PROBLEMS AND APPLICATIONS

  1. In the sticky-price model, describe the aggregate supply curve in the following special cases. How do these cases compare to the short-run aggregate supply curve we discussed in Chapter 9?

    1. No firms have flexible prices (s = 1).

    2. The desired price does not depend on aggregate output (a = 0).

  2. Suppose that an economy has the Phillips curve

    π = π–1 – 0.5(u – 0.06).

    1. What is the natural rate of unemployment?

    2. Graph the short-run and long-run relationships between inflation and unemployment.

    3. How much cyclical unemployment is necessary to reduce inflation by 5 percentage points? Using Okun’s law, compute the sacrifice ratio.

    4. Inflation is running at 10 percent. The Fed wants to reduce it to 5 percent. Give two scenarios that will achieve that goal.

    453

  3. According to the rational-expectations approach, if everyone believes that policymakers are committed to reducing inflation, the cost of reducing inflation—the sacrifice ratio—will be lower than if the public is skeptical about the policymakers’ intentions. Why might this be true? How might credibility be achieved?

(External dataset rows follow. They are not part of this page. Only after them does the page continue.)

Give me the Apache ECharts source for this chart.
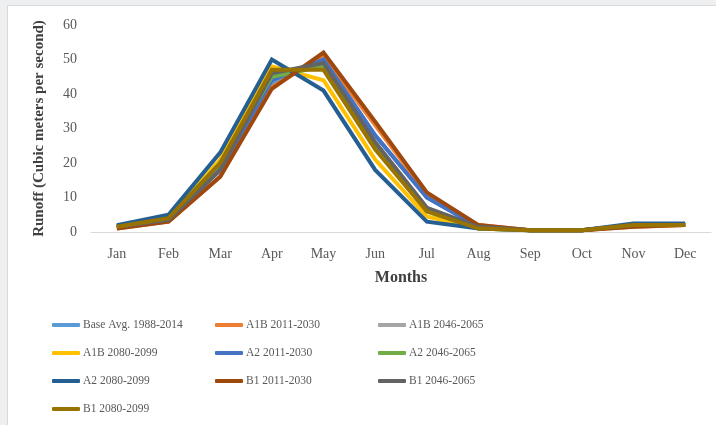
<!DOCTYPE html>
<html>
<head>
<meta charset="utf-8">
<script src="https://cdn.jsdelivr.net/npm/echarts@6/dist/echarts.min.js"></script>
<style>
  html, body { margin: 0; padding: 0; background: #eeeff0; }
  #chart { width: 716px; height: 425px; }
</style>
</head>
<body>
<div id="chart"></div>
<script>
var months = ["Jan", "Feb", "Mar", "Apr", "May", "Jun", "Jul", "Aug", "Sep", "Oct", "Nov", "Dec"];
var seriesNames = [
  "Base Avg. 1988-2014", "A1B 2011-2030", "A1B 2046-2065",
  "A1B 2080-2099", "A2 2011-2030", "A2 2046-2065",
  "A2 2080-2099", "B1 2011-2030", "B1 2046-2065",
  "B1 2080-2099"
];
var colors = ["#5b9bd5", "#ed7d31", "#a5a5a5", "#ffc000", "#4472c4", "#70ad47", "#255e91", "#9e480e", "#636363", "#997300"];

// runoff values
var baseAvg  = [1.5, 4, 19, 43, 50, 28, 10, 1.5, 0.5, 0.5, 2, 2];
var a1b2011  = [1, 3, 16, 42, 51, 31, 11, 2, 0.5, 0.5, 1.5, 2];
var a1b2046  = [1.5, 3.5, 18, 45, 49, 26, 7, 1.5, 0.5, 0.5, 2, 2];
var a1b2080  = [1.5, 4, 21, 48, 44, 21, 4.5, 1, 0.5, 0.5, 2, 2];
var a22011   = [1.5, 3.5, 18, 44, 50, 28, 10, 1.5, 0.5, 0.5, 2, 2];
var a22046   = [1.5, 4, 20, 45, 48, 25, 6, 1, 0.5, 0.5, 2, 2];
var a22080   = [2, 5, 23, 50, 41, 18, 3, 1, 0.5, 0.5, 2.5, 2.5];
var b12011   = [1, 3, 16, 41.5, 52, 32, 11.5, 2, 0.5, 0.5, 1.5, 2];
var b12046   = [1.5, 3.5, 18, 46, 49, 26, 7, 1.5, 0.5, 0.5, 2, 2];
var b12080   = [1.5, 4, 20, 47, 47, 24, 6, 1, 0.5, 0.5, 2, 2];
var allData = [baseAvg, a1b2011, a1b2046, a1b2080, a22011, a22046, a22080, b12011, b12046, b12080];

var font = "'Liberation Serif', 'Times New Roman', serif";

var chart = echarts.init(document.getElementById("chart"));

var series = seriesNames.map(function (name, i) {
  return {
    name: name,
    type: "line",
    data: allData[i],
    symbol: "none",
    lineStyle: { width: 4, color: colors[i], join: "miter" },
    itemStyle: { color: colors[i] }
  };
});

var option = {
  backgroundColor: "#eeeff0",
  animation: false,
  graphic: [{
    type: "rect",
    silent: true,
    z: -10,
    shape: { x: 7.5, y: 5.5, width: 720, height: 430 },
    style: { fill: "#ffffff", stroke: "#d9d9d9", lineWidth: 1 }
  }],
  grid: { left: 91, right: 5, top: 25, bottom: 193 },
  xAxis: {
    type: "category",
    data: months,
    name: "Months",
    nameLocation: "middle",
    nameGap: 38,
    nameTextStyle: { fontFamily: font, fontSize: 16, fontWeight: "bold", color: "#404040" },
    axisLine: { lineStyle: { color: "#d9d9d9", width: 1 } },
    axisTick: { show: false },
    axisLabel: { fontFamily: font, fontSize: 14, color: "#595959", margin: 15 }
  },
  yAxis: {
    type: "value",
    min: 0,
    max: 60,
    interval: 10,
    name: "Runoff (Cubic meters per second)",
    nameLocation: "middle",
    nameGap: 44,
    nameTextStyle: { fontFamily: font, fontSize: 15, fontWeight: "bold", color: "#404040" },
    axisLine: { show: false },
    axisTick: { show: false },
    splitLine: { show: false },
    axisLabel: { fontFamily: font, fontSize: 14, color: "#595959", margin: 14 }
  },
  legend: {
    data: seriesNames,
    left: 47,
    top: 306,
    width: 495,
    itemGap: 0,
    itemWidth: 28,
    itemHeight: 4,
    icon: "roundRect",
    textStyle: {
      fontFamily: font,
      fontSize: 11.5,
      color: "#595959",
      width: 132,
      height: 28,
      lineHeight: 28,
      padding: [0, 0, 0, -2]
    }
  },
  series: series
};

chart.setOption(option);
</script>
</body>
</html>
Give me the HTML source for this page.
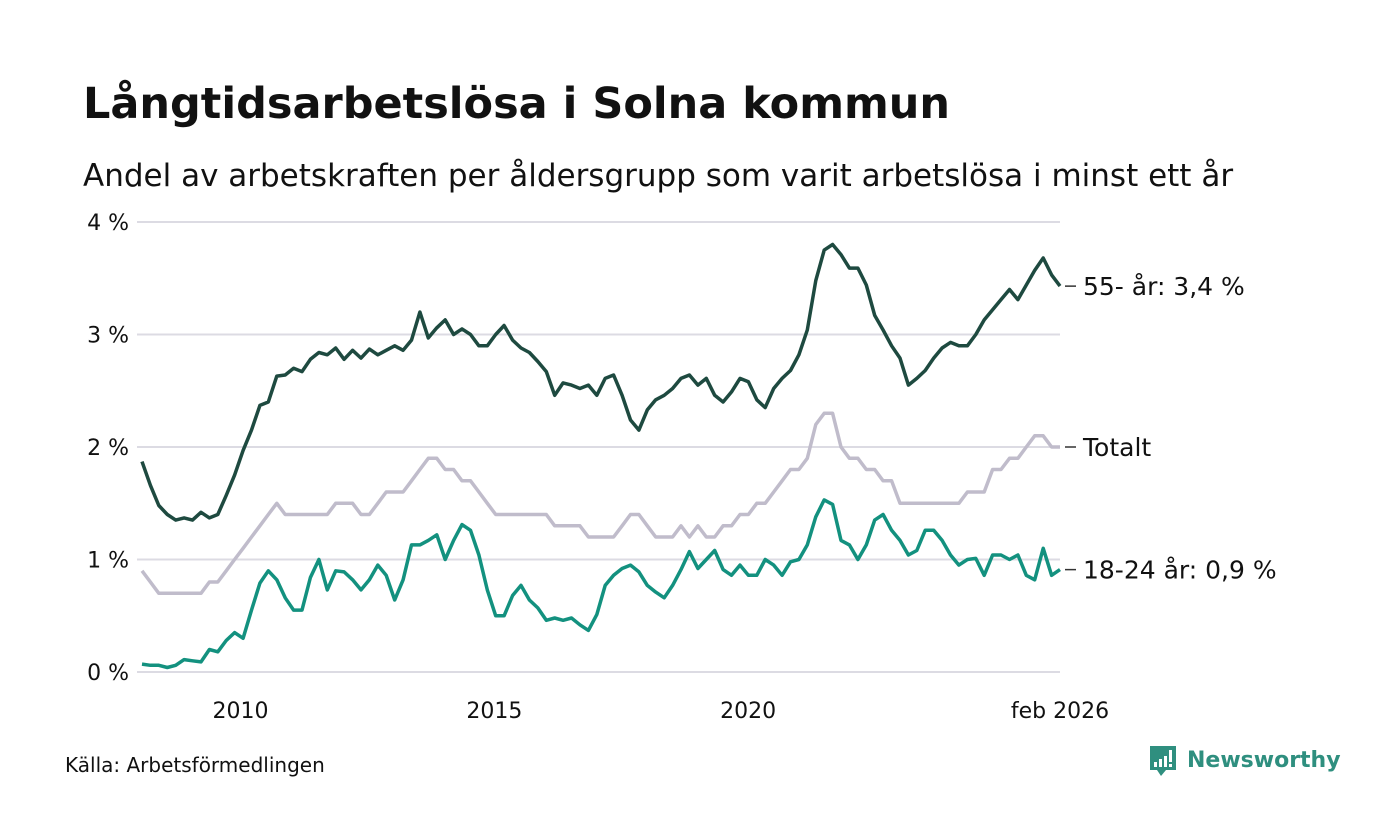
<!DOCTYPE html>
<html><head><meta charset="utf-8"><style>
body{margin:0;background:#fff;font-family:"Liberation Sans","DejaVu Sans",sans-serif;}
#c{position:relative;width:1400px;height:840px;overflow:hidden}
</style></head><body>
<div id="c">
<svg id="s" width="1400" height="840">
<text x="83" y="118" font-size="43" font-weight="bold" fill="#111" font-family="DejaVu Sans, sans-serif">Långtidsarbetslösa i Solna kommun</text>
<text x="83" y="186" font-size="31" fill="#111" font-family="DejaVu Sans, sans-serif">Andel av arbetskraften per åldersgrupp som varit arbetslösa i minst ett år</text>
<g id="grid"></g><g id="lines"></g><g id="labels"></g>
<text x="65" y="772" font-size="20" fill="#111" font-family="DejaVu Sans, sans-serif">Källa: Arbetsförmedlingen</text>
<g>
<path d="M1150 746h26v24h-10l-5 6-4-6h-7z" fill="#2f8f7f"/>
<rect x="1154" y="762" width="3" height="5" fill="#fff"/><rect x="1159" y="759" width="3" height="8" fill="#fff"/><rect x="1164" y="756" width="3" height="11" fill="#fff"/><rect x="1169" y="750" width="3" height="12" fill="#fff"/><rect x="1169" y="764" width="3" height="3" fill="#fff"/>
<text x="1187" y="767" font-size="22" font-weight="600" fill="#2f8f7f" font-family="DejaVu Sans, sans-serif">Newsworthy</text>
</g>
</svg>
</div>
<script>
const startYear = 2008.0;
const endYear = 2026.0833;
const yTicks = [0,1,2,3,4];
const xTickYears = [2010,2015,2020];
const xTickLabels = ["2010","2015","2020","feb 2026"];
const age55 = [1.87,1.66,1.48,1.40,1.35,1.37,1.35,1.42,1.37,1.40,1.57,1.75,1.97,2.15,2.37,2.40,2.63,2.64,2.70,2.67,2.78,2.84,2.82,2.88,2.78,2.86,2.79,2.87,2.82,2.86,2.90,2.86,2.95,3.20,2.97,3.06,3.13,3.00,3.05,3.00,2.90,2.90,3.00,3.08,2.95,2.88,2.84,2.76,2.67,2.46,2.57,2.55,2.52,2.55,2.46,2.61,2.64,2.46,2.24,2.15,2.33,2.42,2.46,2.52,2.61,2.64,2.55,2.61,2.46,2.40,2.49,2.61,2.58,2.42,2.35,2.52,2.61,2.68,2.82,3.04,3.48,3.75,3.80,3.71,3.59,3.59,3.44,3.17,3.04,2.90,2.79,2.55,2.61,2.68,2.79,2.88,2.93,2.90,2.90,3.00,3.13,3.22,3.31,3.40,3.31,3.44,3.57,3.68,3.53,3.43];
const total = [0.9,0.8,0.7,0.7,0.7,0.7,0.7,0.7,0.8,0.8,0.9,1.0,1.1,1.2,1.3,1.4,1.5,1.4,1.4,1.4,1.4,1.4,1.4,1.5,1.5,1.5,1.4,1.4,1.5,1.6,1.6,1.6,1.7,1.8,1.9,1.9,1.8,1.8,1.7,1.7,1.6,1.5,1.4,1.4,1.4,1.4,1.4,1.4,1.4,1.3,1.3,1.3,1.3,1.2,1.2,1.2,1.2,1.3,1.4,1.4,1.3,1.2,1.2,1.2,1.3,1.2,1.3,1.2,1.2,1.3,1.3,1.4,1.4,1.5,1.5,1.6,1.7,1.8,1.8,1.9,2.2,2.3,2.3,2.0,1.9,1.9,1.8,1.8,1.7,1.7,1.5,1.5,1.5,1.5,1.5,1.5,1.5,1.5,1.6,1.6,1.6,1.8,1.8,1.9,1.9,2.0,2.1,2.1,2.0,2.0];
const age1824 = [0.07,0.06,0.06,0.04,0.06,0.11,0.10,0.09,0.20,0.18,0.28,0.35,0.30,0.55,0.79,0.90,0.82,0.66,0.55,0.55,0.84,1.00,0.73,0.90,0.89,0.82,0.73,0.82,0.95,0.86,0.64,0.82,1.13,1.13,1.17,1.22,1.00,1.17,1.31,1.26,1.04,0.73,0.50,0.50,0.68,0.77,0.64,0.57,0.46,0.48,0.46,0.48,0.42,0.37,0.51,0.77,0.86,0.92,0.95,0.89,0.77,0.71,0.66,0.77,0.91,1.07,0.92,1.00,1.08,0.91,0.86,0.95,0.86,0.86,1.00,0.95,0.86,0.98,1.00,1.13,1.38,1.53,1.49,1.17,1.13,1.00,1.13,1.35,1.40,1.26,1.17,1.04,1.08,1.26,1.26,1.17,1.04,0.95,1.00,1.01,0.86,1.04,1.04,1.00,1.04,0.86,0.82,1.10,0.86,0.91];
const seriesNames = ["55- år: 3,4 %","Totalt","18-24 år: 0,9 %"];

const NS="http://www.w3.org/2000/svg";
const X0=142,X1=1060,Y0=672,PPU=112.5;
const xScale = yr => X0+(yr-startYear)/(endYear-startYear)*(X1-X0);
const yScale = v => Y0-v*PPU;
const dateAt = (i,n) => startYear+i*(endYear-startYear)/(n-1);
function mk(tag,attrs,parent){const e=document.createElementNS(NS,tag);for(const k in attrs)e.setAttribute(k,attrs[k]);parent.appendChild(e);return e;}
const grid=document.getElementById('grid'),lines=document.getElementById('lines'),labels=document.getElementById('labels');
yTicks.forEach(t=>{
  const l=mk('line',{x1:137,x2:1060,y1:yScale(t),y2:yScale(t),stroke:'#dcdbe3','stroke-width':2},grid);
  
  
  const tx=mk('text',{x:129,y:yScale(t)+8,'text-anchor':'end','font-size':22,fill:'#111','font-family':'DejaVu Sans, sans-serif'},grid);
  tx.textContent=t+' %';
  
  
});
xTickYears.forEach((yr,i)=>{
  const tx=mk('text',{x:xScale(yr)-3,y:718,'text-anchor':'middle','font-size':22,fill:'#111','font-family':'DejaVu Sans, sans-serif'},grid);
  tx.textContent=xTickLabels[i];
  
  
});
const lastTx=mk('text',{x:xScale(endYear),y:718,'text-anchor':'middle','font-size':22,fill:'#111','font-family':'DejaVu Sans, sans-serif'},grid);
lastTx.textContent=xTickLabels[3];


const defs=[[total,'#c0bccb','line-totalt'],[age1824,'#13917f','line-18-24'],[age55,'#1e4a40','line-55-plus']];
defs.forEach(([arr,col,name])=>{
  const d=arr.map((v,i)=>(i?'L':'M')+xScale(dateAt(i,arr.length)).toFixed(1)+' '+yScale(v).toFixed(1)).join(' ');
  const p=mk('path',{d:d,fill:'none',stroke:col,'stroke-width':3.5,'stroke-linejoin':'round'},lines);
  
  
});
[[age55,0],[total,1],[age1824,2]].forEach(([arr,k])=>{
  const y=yScale(arr[arr.length-1]);
  const l=mk('line',{x1:1065,x2:1076,y1:y,y2:y,stroke:'#333','stroke-width':1.5},labels);
  
  
  const tx=mk('text',{x:1083,y:y+9,'font-size':25,fill:'#111','font-family':'DejaVu Sans, sans-serif'},labels);
  tx.textContent=seriesNames[k];
  
  
});
</script>
</body></html>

  4. Suppose that the economy is initially at a long-run equilibrium. Then the central bank increases the money supply.

    1. Assuming any resulting inflation to be unexpected, explain any changes in GDP, unemployment, and inflation that are caused by the monetary expansion. Explain your conclusions using three diagrams: one for the IS–LM model, one for the AD–AS model, and one for the Phillips curve.

    2. Assuming instead that any resulting inflation is expected, explain any changes in GDP, unemployment, and inflation that are caused by the monetary expansion. Once again, explain your conclusions using three diagrams: one for the IS–LM model, one for the AD–AS model, and one for the Phillips curve.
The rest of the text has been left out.